DEALERSCOPE: What do you predict group sales percentages shifts will be for Q1 ’14 compared to Q1 ’13 – up how much, or down how much, and why?

Richard Glikes, Group President, Azione Unlimited: Our business will be up 15 percent to 20 percent, based on housing starts and raising our average selling price.

Hickman: We came out of Q4 2013 a little soft from an inventory standpoint industrywide, and January was pretty good from a margin standpoint, but we’ve got everybody and their mother shipping product now (February), so I think we’ll actually come out OK for the quarter between February and March. I think we’ll be up single digits for the first quarter versus 2013’s first quarter.

Workman: I’d say it depends on the type of product. We’re having a continuation of the success we saw last year in the CI-channel products. As far as the big verticals, appliance sales have been very good, but in the CE category, you have to break it down. I think we’re going to see for the first part of the year a continuation of trend in the TV business until some things start kicking in, like the UHD product.

The consumer doesn’t know that January is supposed to restart a different pattern than December. I found in all my years that the holiday season generally portends a trend for the first part of the year. So it’s reasonable to expect that TV is still going to be a challenge for the first part of the year, that legacy audio will still struggle in sales growth – although we’re beating that curve – and that wireless and new audio and automation continue to grow.

Ristow: In CE, as the year progresses, the new wired ecosystems, the UHD product, all of that hits mid-year or Q2. We see it building up through the second half of the year.

Lawrence: On appliances, from a shipment standpoint, the first few weeks of the year had not been particularly good; the weather had definitely had an impact on the business, and will continue to have an impact on it through Q1. Early on, everyone said they thought the industry would be up around seven percent this year; I don’t think so.

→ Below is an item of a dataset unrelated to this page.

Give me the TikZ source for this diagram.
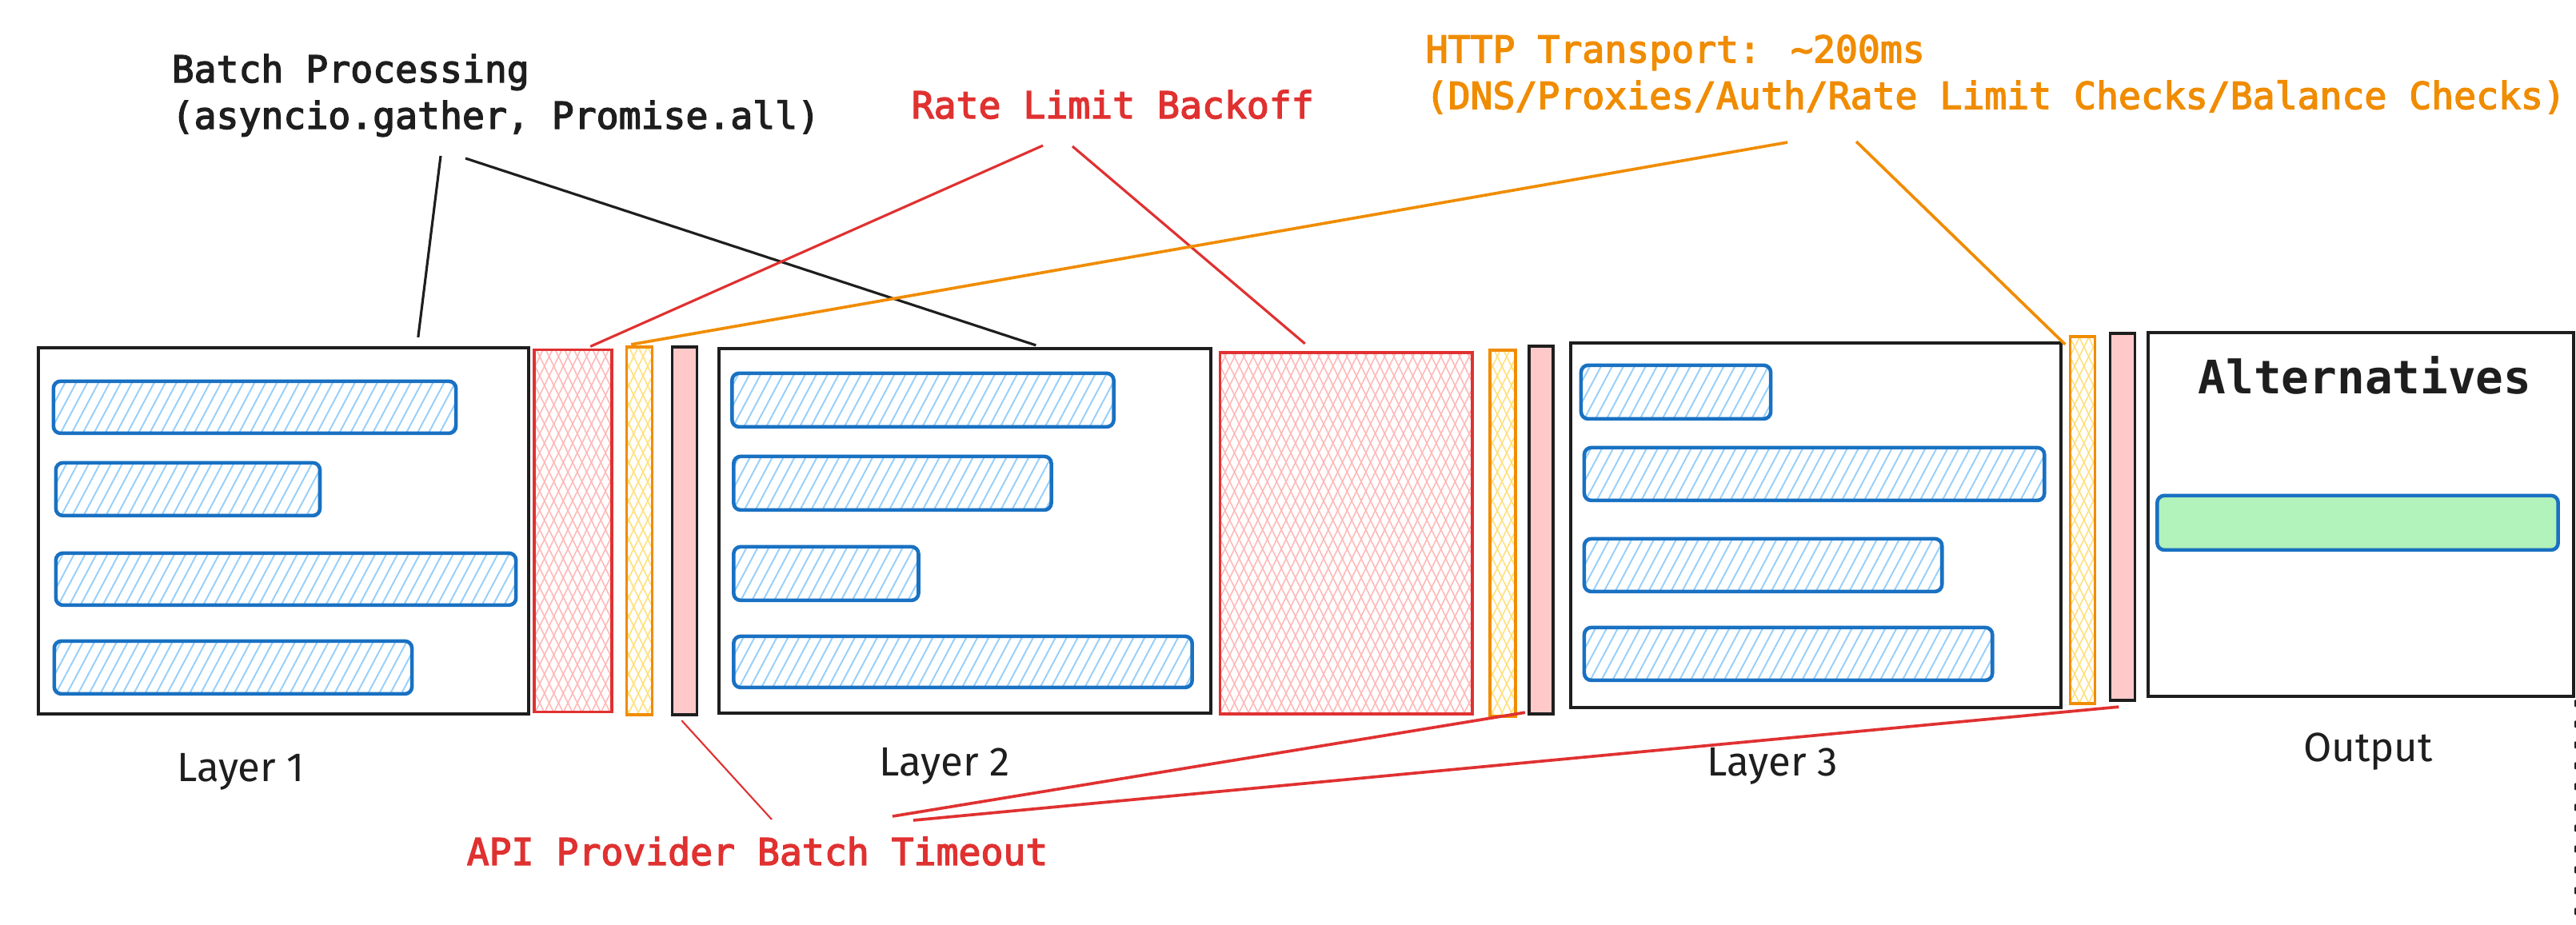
\documentclass[tikz,border=0pt]{standalone}
\usepackage{fontspec}
\setmonofont{DejaVu Sans Mono}
\newfontfamily\notefont{DejaVu Sans Mono}[FakeBold=3]
\newfontfamily\handfont{Fira Sans}
\usepackage{tikz}
\usetikzlibrary{positioning,calc,patterns.meta}
\definecolor{ink}{HTML}{1E1E1E}
\definecolor{taskblue}{HTML}{1971C2}
\definecolor{hatchblue}{HTML}{96CFFB}
\definecolor{backred}{HTML}{E03131}
\definecolor{hatchred}{HTML}{FFB8B8}
\definecolor{transorange}{HTML}{F08C00}
\definecolor{hatchyellow}{HTML}{FFE07A}
\definecolor{timeoutpink}{HTML}{FFC9C9}
\definecolor{resultgreen}{HTML}{B2F2BB}
\newcommand\notesize{\notefont\fontsize{13.2pt}{16.5pt}\selectfont}
\tikzstyle{layerbox} = [draw=ink, line width=1.15pt, rectangle, inner sep=0pt, outer sep=0pt]
\tikzstyle{taskbar} = [draw=taskblue, line width=1.3pt, rectangle, rounded corners=2.5pt,
    inner sep=0pt, outer sep=0pt, anchor=north west,
    pattern={Lines[angle=62,distance=3.5pt,line width=0.55pt]}, pattern color=hatchblue]
\tikzstyle{result} = [draw=taskblue, line width=1.3pt, fill=resultgreen, rectangle,
    rounded corners=2.5pt, inner sep=0pt, outer sep=0pt, anchor=north west]
\tikzstyle{backoff} = [draw=backred, line width=1pt, rectangle, inner sep=0pt, outer sep=0pt,
    preaction={pattern={Lines[angle=64,distance=3pt,line width=0.45pt]}, pattern color=hatchred},
    pattern={Lines[angle=116,distance=3pt,line width=0.45pt]}, pattern color=hatchred]
\tikzstyle{transport} = [draw=transorange, line width=1pt, rectangle, inner sep=0pt, outer sep=0pt,
    preaction={pattern={Lines[angle=64,distance=3pt,line width=0.45pt]}, pattern color=hatchyellow},
    pattern={Lines[angle=116,distance=3pt,line width=0.45pt]}, pattern color=hatchyellow]
\tikzstyle{timeout} = [draw=ink, line width=1pt, fill=timeoutpink, rectangle, inner sep=0pt, outer sep=0pt]
\tikzstyle{note} = [font=\notesize, inner sep=0pt, align=left]
\tikzstyle{caption} = [font=\handfont\fontsize{14.5pt}{17pt}\selectfont, inner sep=0pt, anchor=base, text=ink]
\tikzstyle{batchline} = [draw=ink, line width=0.9pt]
\tikzstyle{backoffline} = [draw=backred, line width=0.9pt]
\tikzstyle{transportline} = [draw=transorange, line width=1.05pt]
\tikzstyle{timeoutline} = [draw=backred, line width=1.05pt]
\tikzstyle{edgedots} = [draw=ink, line width=1.1pt, line cap=round, dash pattern=on 1.5pt off 5.9pt]

\begin{document}
\begin{tikzpicture}[x=0.01cm, y=0.01cm]
    \useasboundingbox (0,0) rectangle (3221,-1156);
    % We start by placing the layer blocks and the gaps between them
    \node [layerbox, minimum width=6.13cm, minimum height=4.58cm] (l1) at (354.5,-664) {};
    \node [backoff, right=0.07cm of l1, minimum width=0.97cm, minimum height=4.53cm] (r1) {};
    \node [transport, right=0.18cm of r1, minimum width=0.32cm, minimum height=4.6cm] (o1) {};
    \node [timeout, right=0.25cm of o1, minimum width=0.31cm, minimum height=4.6cm] (p1) {};
    \node [layerbox, right=0.28cm of p1, minimum width=6.14cm, minimum height=4.56cm] (l2) {};
    \node [backoff, right=0.12cm of l2, minimum width=3.15cm, minimum height=4.52cm, yshift=-0.03cm] (r2) {};
    \node [transport, right=0.22cm of r2, minimum width=0.32cm, minimum height=4.58cm] (o2) {};
    \node [timeout, right=0.17cm of o2, minimum width=0.30cm, minimum height=4.6cm, yshift=0.04cm] (p2) {};
    \node [layerbox, right=0.22cm of p2, minimum width=6.13cm, minimum height=4.56cm, yshift=0.06cm] (l3) {};
    \node [transport, right=0.11cm of l3, minimum width=0.31cm, minimum height=4.59cm, yshift=0.065cm] (o3) {};
    \node [timeout, right=0.19cm of o3, minimum width=0.31cm, minimum height=4.59cm, yshift=0.04cm] (p3) {};
    \node [layerbox, right=0.17cm of p3, minimum width=5.31cm, minimum height=4.55cm, yshift=0.03cm] (out) {};
    % The requests inside each layer
    \node [taskbar, minimum width=5.03cm, minimum height=0.65cm] (b11) at ($(l1.north west)+(19,-42)$) {};
    \node [taskbar, minimum width=3.30cm, minimum height=0.66cm] (b12) at ($(l1.north west)+(22,-144)$) {};
    \node [taskbar, minimum width=5.75cm, minimum height=0.65cm] (b13) at ($(l1.north west)+(22,-257)$) {};
    \node [taskbar, minimum width=4.47cm, minimum height=0.66cm] (b14) at ($(l1.north west)+(20,-367)$) {};
    \node [taskbar, minimum width=4.77cm, minimum height=0.67cm] (b21) at ($(l2.north west)+(16,-31)$) {};
    \node [taskbar, minimum width=3.97cm, minimum height=0.67cm] (b22) at ($(l2.north west)+(18,-135)$) {};
    \node [taskbar, minimum width=2.31cm, minimum height=0.67cm] (b23) at ($(l2.north west)+(18,-248)$) {};
    \node [taskbar, minimum width=5.73cm, minimum height=0.64cm] (b24) at ($(l2.north west)+(18,-360)$) {};
    \node [taskbar, minimum width=2.37cm, minimum height=0.67cm] (b31) at ($(l3.north west)+(13,-28)$) {};
    \node [taskbar, minimum width=5.75cm, minimum height=0.66cm] (b32) at ($(l3.north west)+(17,-131)$) {};
    \node [taskbar, minimum width=4.47cm, minimum height=0.66cm] (b33) at ($(l3.north west)+(17,-245)$) {};
    \node [taskbar, minimum width=5.10cm, minimum height=0.66cm] (b34) at ($(l3.north west)+(17,-356)$) {};
    \node [font=\ttfamily\bfseries\fontsize{16.4pt}{20pt}\selectfont, text=ink, inner sep=0pt, anchor=base] (alt) at ($(out.north)+(5,-77)$) {Alternatives};
    \node [result, minimum width=5.01cm, minimum height=0.68cm] (win) at ($(out.north west)+(11,-204)$) {};
    % Captions under the blocks
    \node [caption] (cap1) at (301,-977) {Layer 1};
    \node [caption] (cap2) at (1181,-970) {Layer 2};
    \node [caption] (cap3) at (2216,-970) {Layer 3};
    \node [caption] (cap4) at (2961,-952) {Output};
    % The notes
    \node [note, text=ink, anchor=north west] (bp) at (214,-67) {Batch Processing\\(asyncio.gather, Promise.all)};
    \node [note, text=backred, anchor=base west] (rl) at (1139,-148) {Rate Limit Backoff};
    \node [note, text=transorange, anchor=north west] (http) at (1782,-43) {HTTP Transport: \textasciitilde200ms\\(DNS/Proxies/Auth/Rate Limit Checks/Balance Checks)};
    \node [note, text=backred, anchor=base west] (api) at (583,-1082) {API Provider Batch Timeout};
    % We draw the leader lines from each note to its blocks
    \draw [batchline] ($(bp.north west)+(337,-128)$) -- ($(l1.north west)+(475,13)$);
    \draw [batchline] ($(bp.north west)+(368,-131)$) -- ($(l2.north west)+(396,4)$);
    \draw [backoffline] ($(rl.base west)+(165,-34)$) -- ($(r1.north west)+(70,4)$);
    \draw [backoffline] ($(rl.base west)+(202,-35)$) -- ($(r2.north west)+(106,11)$);
    \draw [transportline] ($(http.north west)+(453,-135)$) -- ($(o1.north west)+(6,3)$);
    \draw [transportline] ($(http.north west)+(539,-134)$) -- ($(o3.north west)+(-6,-10)$);
    \draw [timeoutline, line width=0.6pt] ($(p1.south west)+(12,-7)$) -- ($(api.base west)+(382,57)$);
    \draw [timeoutline] ($(p2.south west)+(-5,2)$) -- ($(api.base west)+(533,61)$);
    \draw [timeoutline] ($(p3.south west)+(11,-8)$) -- ($(api.base west)+(559,56)$);
    \draw [edgedots] ($(out.south east)+(3,-6)$) -- ++(0,-300);
\end{tikzpicture}
\end{document}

We believe it will be closer to two percent. We see some of the builder business beginning to catch up to itself, with housing starts slowing. It will be an OK year. Keep in mind that a lot of the business in 2013 was builder business, so the independent channel didn’t play in that as much. But a lot of members had a good year, and I think they’ll have another good year in 2014.

Workman: Generally, dealers tend to be optimists. So you have to hopefully look for a continuing strengthening in the economy, and the prospect for some of the distractions that occurred last year – when the consumer was faced with a lot of new taxes and things like the government shutdown, gradually balancing out, with a gradually improving set of economics that could favor a little more discretionary spending. All of that must be balanced with the fact that we’ve got some pressures in categories and the industry is forecasting those pressures. But generally speaking, I think the retailers are thinking it will be a decent year – maybe not a record-setting year, but a good year.


Hana: The year 2013 was a good year for most members. It depended on where they were, but we’ve seen growth anywhere from five and 10 to 15 percent for some over what they’d done the year prior. And they’re very optimistic about 2014, and on being able to continue to generate the demand. Whether their sales are up or not, they are experiencing higher profit. They have really fine-tuned their organizations and are more focused on the kinds of products that bring that profitability.